Recent developments in quantum embedding have offered an attractive approach to describing electron correlation in molecules. However, previous methods such as density matrix embedding theory (DMET) require rigid partitioning of the system into fragments, which creates significant ambiguity for molecules. Bootstrap embedding (BE) is more flexible because it allows overlapping fragments, but when done on an orbital-by-orbital basis, BE introduces ambiguity in defining the connectivity of the orbitals. In this Letter, we present an atom-based fragment definition that significantly augments BE's performance in molecules. The resulting method, which we term atom-based BE, is very effective at recovering valence electron correlation in moderate-sized bases and delivers near-chemical-accuracy results using extrapolation. We anticipate atom-based BE may lead to a low-scaling and highly accurate approach to electron correlation in large molecules.

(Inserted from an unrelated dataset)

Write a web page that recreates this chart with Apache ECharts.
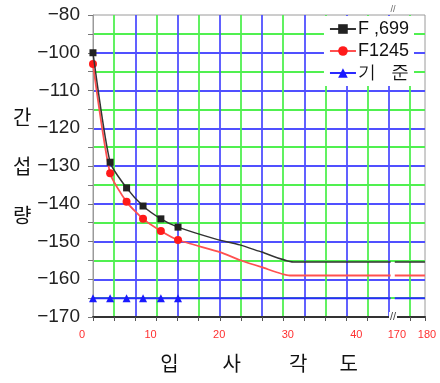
<!DOCTYPE html>
<html>
<head>
<meta charset="utf-8">
<script src="https://cdn.jsdelivr.net/npm/echarts@6/dist/echarts.min.js"></script>
<style>html,body{margin:0;padding:0;background:#fff}#c{width:440px;height:383px}</style>
</head>
<body>
<div id="c"></div>
<script>
// ---- data (x in degrees) ----
const measuredX = [1.6, 4.1, 6.5, 8.9, 11.5, 14.0];
const f699Y     = [-100, -129, -135.8, -140.6, -144, -146.2];
const f1245Y    = [-103, -131.9, -139.5, -144, -147.2, -149.6];
const baseY     = [-165, -165, -165, -165, -165, -165];

const f699TailX  = [19.4, 23.0, 26.2, 30.8, 45.0, 45.3, 45.6, 50.0];
const f699TailY  = [-149.3, -150.9, -152.8, -155.4, -155.4, null, -155.4, -155.4];
const f1245TailX = [20.1, 23.0, 26.2, 30.3, 45.0, 45.3, 45.6, 50.0];
const f1245TailY = [-152.8, -154.9, -156.8, -159, -159, null, -159, -159];
const baseTailX  = [45.0, 45.3, 45.6, 50.0];
const baseTailY  = [-165, null, -165, -165];

const xTickValues = [0, 10, 20, 30, 40, 45.9, 50.3];
const xTickLabels = ['0', '10', '20', '30', '40', '170', '180'];
const yTickValues = [-170, -160, -150, -140, -130, -120, -110, -100, -90];
const yTickLabels = ['\u2212170', '\u2212160', '\u2212150', '\u2212140', '\u2212130', '\u2212120', '\u2212110', '\u2212100', '\u221280'];

const seriesNames = ['F ,699', 'F1245', '기   준'];

function pts(xs, ys) { return xs.map((x, i) => [x, ys[i]]); }
const nMeasured = measuredX.length;

const chart = echarts.init(document.getElementById('c'), null, {renderer: 'canvas'});
const BLUE = '#5050ff', GREEN = '#50f050';

const option = {
  animation: false,
  backgroundColor: '#fff',
  grid: [
    {left: 93, right: 15, top: 15, bottom: 66, show: true, borderColor: '#9a9a9a', borderWidth: 1, backgroundColor: 'transparent'},
    {left: 82, right: 13, top: 15, bottom: 66}
  ],
  xAxis: [
    { // frame / grid lines
      gridIndex: 0, type: 'value', min: 0, max: 15.71, interval: 1,
      axisLine: {show: true, lineStyle: {color: '#333', width: 2}},
      axisTick: {show: true, length: 4, lineStyle: {color: '#555'}},
      axisLabel: {show: false},
      splitLine: {show: true, showMinLine: false, showMaxLine: false, lineStyle: {color: [GREEN, BLUE], width: 1.8}},
      name: '입{g1| }사{g2| }각{g3| }도', nameLocation: 'middle', nameGap: 36,
      nameTextStyle: {fontFamily: 'Noto Sans CJK KR', fontSize: 20, color: '#111',
        rich: {g1: {width: 44}, g2: {width: 48}, g3: {width: 32}}}
    },
    { // data axis with labels
      gridIndex: 1, type: 'value', min: 0, max: 50.3,
      axisLine: {show: false}, axisTick: {show: false}, splitLine: {show: false},
      axisLabel: {show: true, customValues: xTickValues, margin: 12, color: '#ff3030',
        fontSize: 11, fontFamily: 'Liberation Sans',
        formatter: v => { const i = xTickValues.findIndex(t => Math.abs(t - v) < 1e-6); return i >= 0 ? xTickLabels[i] : ''; }}
    }
  ],
  yAxis: [
    {
      gridIndex: 0, type: 'value', min: -170, max: -90, interval: 5,
      axisLine: {show: true, lineStyle: {color: '#9a9a9a', width: 1}},
      axisTick: {show: true, length: 5, lineStyle: {color: '#777'}},
      axisLabel: {show: true, margin: 13, fontSize: 19, color: '#222', fontFamily: 'Liberation Sans',
        formatter: v => { const i = yTickValues.indexOf(v); return i >= 0 ? yTickLabels[i] : ''; }},
      splitLine: {show: true, showMinLine: false, showMaxLine: false, lineStyle: {color: [GREEN, BLUE], width: 1.8}},
      name: '간\n섭\n량', nameLocation: 'middle', nameRotate: 0, nameGap: 61,
      nameTextStyle: {fontFamily: 'Noto Sans CJK KR', fontSize: 20, color: '#111', lineHeight: 49, align: 'right', padding: [0, 0, 0, 0]}
    },
    {gridIndex: 1, type: 'value', min: -170, max: -90, show: false, splitLine: {show: false}}
  ],
  legend: {
    orient: 'vertical', top: 16, right: 26, itemWidth: 26, itemHeight: 12, itemGap: 4,
    backgroundColor: '#fff', padding: [4, 5, 4, 5],
    textStyle: {fontSize: 18, fontFamily: 'Liberation Sans', color: '#111', padding: [0, 0, 0, -3]},
    data: seriesNames
  },
  series: [
    {name: seriesNames[0], type: 'line', xAxisIndex: 1, yAxisIndex: 1, smooth: 0.2,
     data: pts(measuredX, f699Y).concat(pts(f699TailX, f699TailY)),
     symbol: 'rect', symbolSize: (v, p) => p.dataIndex < nMeasured ? 7 : 0,
     itemStyle: {color: '#222'}, lineStyle: {color: '#333', width: 1.5}, z: 4},
    {name: seriesNames[1], type: 'line', xAxisIndex: 1, yAxisIndex: 1, smooth: 0.2,
     data: pts(measuredX, f1245Y).concat(pts(f1245TailX, f1245TailY)),
     symbol: 'circle', symbolSize: (v, p) => p.dataIndex < nMeasured ? 8 : 0,
     itemStyle: {color: '#ff1a1a'}, lineStyle: {color: '#ff5050', width: 1.8}, z: 3},
    {name: seriesNames[2], type: 'line', xAxisIndex: 1, yAxisIndex: 1,
     data: pts(measuredX, baseY).concat(pts(baseTailX, baseTailY)),
     symbol: 'triangle', symbolSize: (v, p) => p.dataIndex < nMeasured ? 8 : 0,
     itemStyle: {color: '#1a1aff'}, lineStyle: {color: '#2a2aff', width: 2}, z: 2}
  ],
  graphic: [
    {type: 'rect', shape: {x: 389, y: 312, width: 8, height: 10}, style: {fill: '#fff'}, z: 100},
    {type: 'text', x: 393, y: 317, style: {text: '//', fontSize: 11, fill: '#444', align: 'center', verticalAlign: 'middle', fontFamily: 'Liberation Sans'}, z: 101},
    {type: 'text', x: 393, y: 10, style: {text: '//', fontSize: 9, fill: '#666', align: 'center', verticalAlign: 'middle', fontFamily: 'Liberation Sans'}, z: 101}
  ]
};
chart.setOption(option);
</script>
</body>
</html>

Bootstrap Embedding for Molecules

Fragment embedding is one way to circumvent the high computational scaling of accurate electron correlation methods. The challenge of applying fragment embedding to molecular systems primarily lies in the strong entanglement and correlation that prevent accurate fragmentation across chemical bonds. Recently, Schmidt decomposition has been shown effective for embedding fragments that are strongly coupled to a bath in several model systems. In this work, we extend a recently developed quantum embedding scheme, bootstrap embedding (BE), to molecular systems. The resulting method utilizes the matching conditions naturally arising from using overlapping fragments to optimize the embedding. Numerical simulation suggests that the accuracy of the embedding improves rapidly with fragment size for small molecules, whereas larger fragments that include orbitals from different atoms may be needed for larger molecules. BE scales linearly with system size (apart from an integral transform) and hence can potentially be useful for large-scale calculations.